Ingemar Stenmark grew up in Tarnaby, Sweden not far from the town’s small ski area. This proximity led to him choosing alpine skiing over Nordic which Swedes are better known for. A good athlete, he became a successful racer at the local level catching the attention of Swedish national team coaches. He made his World Cup debut in 1973 at age 17.
In 1974 at Madonna di Campiglio, Italy, Stenmark won his first World Cup race. It was a slalom and he won it with an amazing second run that moved him up from 22nd place to first! Later, he would say that this race showed him he belonged on the World Cup circuit.
One fortuitous thing that helped shape Stenmark’s success was the naming of Ermano Nogler as the Swedish national team coach. Nogler had been the coach of the successful Italian team with skiers like Gustavo Thoeni and Piero Gros.
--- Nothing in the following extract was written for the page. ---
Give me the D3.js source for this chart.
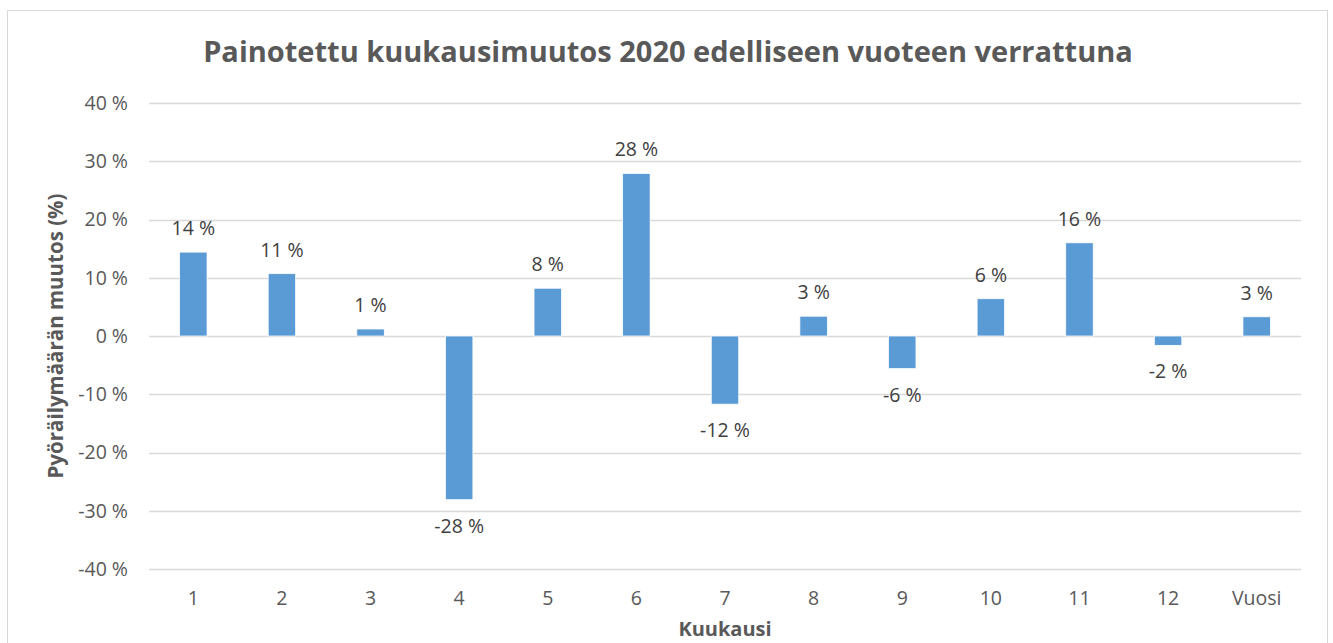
<!DOCTYPE html>
<html>
<head>
<meta charset="utf-8">
<script src="https://cdn.jsdelivr.net/npm/d3@7"></script>
<style>
  body { margin: 0; background: #fff; }
  text { font-family: "Open Sans", "Noto Sans", sans-serif; }
</style>
</head>
<body>
<div id="chart"></div>
<script>
var months = ["1", "2", "3", "4", "5", "6", "7", "8", "9", "10", "11", "12", "Vuosi"]
var changes = [14.4, 10.7, 1.2, -28.1, 8.2, 27.9, -11.7, 3.4, -5.6, 6.4, 16.0, -1.6, 3.3]
var yTicks = [-40, -30, -20, -10, 0, 10, 20, 30, 40]

var W = 1333, H = 643
var margin = { top: 103, right: 32, bottom: 74, left: 149 }
var width = W - margin.left - margin.right
var height = H - margin.top - margin.bottom

var svg = d3.select("#chart").append("svg")
    .attr("width", W)
    .attr("height", H)

// chart frame
svg.append("rect")
    .attr("x", 7.5).attr("y", 10.5)
    .attr("width", 1320).attr("height", 660)
    .attr("fill", "#fff")
    .attr("stroke", "#d9d9d9")

var g = svg.append("g")
    .attr("transform", "translate(" + margin.left + "," + margin.top + ")")

var x = d3.scaleBand().domain(months).range([0, width]).paddingInner(0.69).paddingOuter(0.345)
var y = d3.scaleLinear().domain([-40, 40]).range([height, 0])

// gridlines
g.selectAll(".grid")
    .data(yTicks)
    .enter().append("line")
    .attr("x1", 0).attr("x2", width)
    .attr("y1", function(d) { return Math.round(y(d)) + 0.5 })
    .attr("y2", function(d) { return Math.round(y(d)) + 0.5 })
    .attr("stroke", "#d9d9d9")
    .attr("stroke-width", 1.5)

// y axis labels
var yAxis = g.append("g")
    .call(d3.axisLeft(y).tickValues(yTicks).tickSize(0).tickPadding(21)
        .tickFormat(function(d) { return d + " %" }))
yAxis.select(".domain").remove()
yAxis.selectAll("text").attr("fill", "#595959").style("font-size", "19.5px")

// x axis labels
var xAxis = g.append("g")
    .attr("transform", "translate(0," + height + ")")
    .call(d3.axisBottom(x).tickSize(0).tickPadding(22))
xAxis.select(".domain").remove()
xAxis.selectAll("text").attr("fill", "#595959").style("font-size", "19.5px")

// bars
g.selectAll(".bar")
    .data(changes)
    .enter().append("rect")
    .attr("class", "bar")
    .attr("x", function(d, i) { return x(months[i]) })
    .attr("width", x.bandwidth())
    .attr("y", function(d) { return d >= 0 ? y(d) : y(0) })
    .attr("height", function(d) { return Math.abs(y(d) - y(0)) })
    .attr("fill", "#5b9bd5")
    .attr("stroke", "#fff")
    .attr("stroke-width", 0.75)

// data labels
g.selectAll(".label")
    .data(changes)
    .enter().append("text")
    .attr("class", "label")
    .attr("x", function(d, i) { return x(months[i]) + x.bandwidth() / 2 })
    .attr("y", function(d) { return d >= 0 ? y(d) - 17 : y(d) + 33 })
    .attr("text-anchor", "middle")
    .attr("fill", "#404040")
    .style("font-size", "19.5px")
    .text(function(d) { return Math.round(d) + " %" })

// title
svg.append("text")
    .attr("x", 668).attr("y", 62)
    .attr("text-anchor", "middle")
    .attr("fill", "#595959")
    .style("font-size", "29px")
    .style("font-weight", "bold")
    .text("Painotettu kuukausimuutos 2020 edelliseen vuoteen verrattuna")

// axis titles
svg.append("text")
    .attr("transform", "translate(63," + (margin.top + y(0)) + ") rotate(-90)")
    .attr("text-anchor", "middle")
    .attr("fill", "#595959")
    .style("font-size", "20.5px")
    .style("font-weight", "bold")
    .text("Pyöräilymäärän muutos (%)")

svg.append("text")
    .attr("x", margin.left + width / 2).attr("y", 636)
    .attr("text-anchor", "middle")
    .attr("fill", "#595959")
    .style("font-size", "20px")
    .style("font-weight", "bold")
    .text("Kuukausi")
</script>
</body>
</html>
However Nogler and the Italian team parted company and he landed in Sweden. Nogler preached the value of the pure carved turn as the desired racing form. This required timing and body mechanics to allow the skis to be away from the body. Today all top slalom and GS skiers demonstrate this form with Mikaela Shiffrin probably the best example. But it was new in the 1970s and Stenmark was its best disciple.
Stenmark would win the 1976 overall World Cup at the age of 20. He won it again in 1977, and 1978! Changes in the World Cup scoring for the 1979 season meant that Stenmark didn’t win the overall despite setting the record for 13 World Cup victories that season! That record has since been matched on the men’s side, but not beaten. Only Vreni Schneider has beaten Stenmark’s record with 14 victories in a season.
Stenmark was a slalom and GS specialist who did not race speed events. The scoring change limited how many World Cup points you could accumulate in one event. That gave racers who did race downhill and eventually Super G a better chance against Stenmark.
On the Olympic scene, Stenmark won a bronze at the 1976 Olympics. He then won gold in both the slalom and GS at the Lake Placid 1980 Olympics. Stenmark along with several other big name alpine skiers were banned from the 1984 Olympics for accepting payments that violated the Olympics amateur rules.
In his 16 year World Cup career, Stenmark accumulated a record 86 victories. That’s the record Lindsey Vonn is currently chasing. Since Stenmark had a total of 231 World Cup starts, he won 37% of the races he entered. He achieved podium finishes (top three) in two-thirds of the races he started!
A few years ago Swedes were surveyed to name the top historical moment they had viewed on TV. The number one response was watching Ingemar Stenmark race!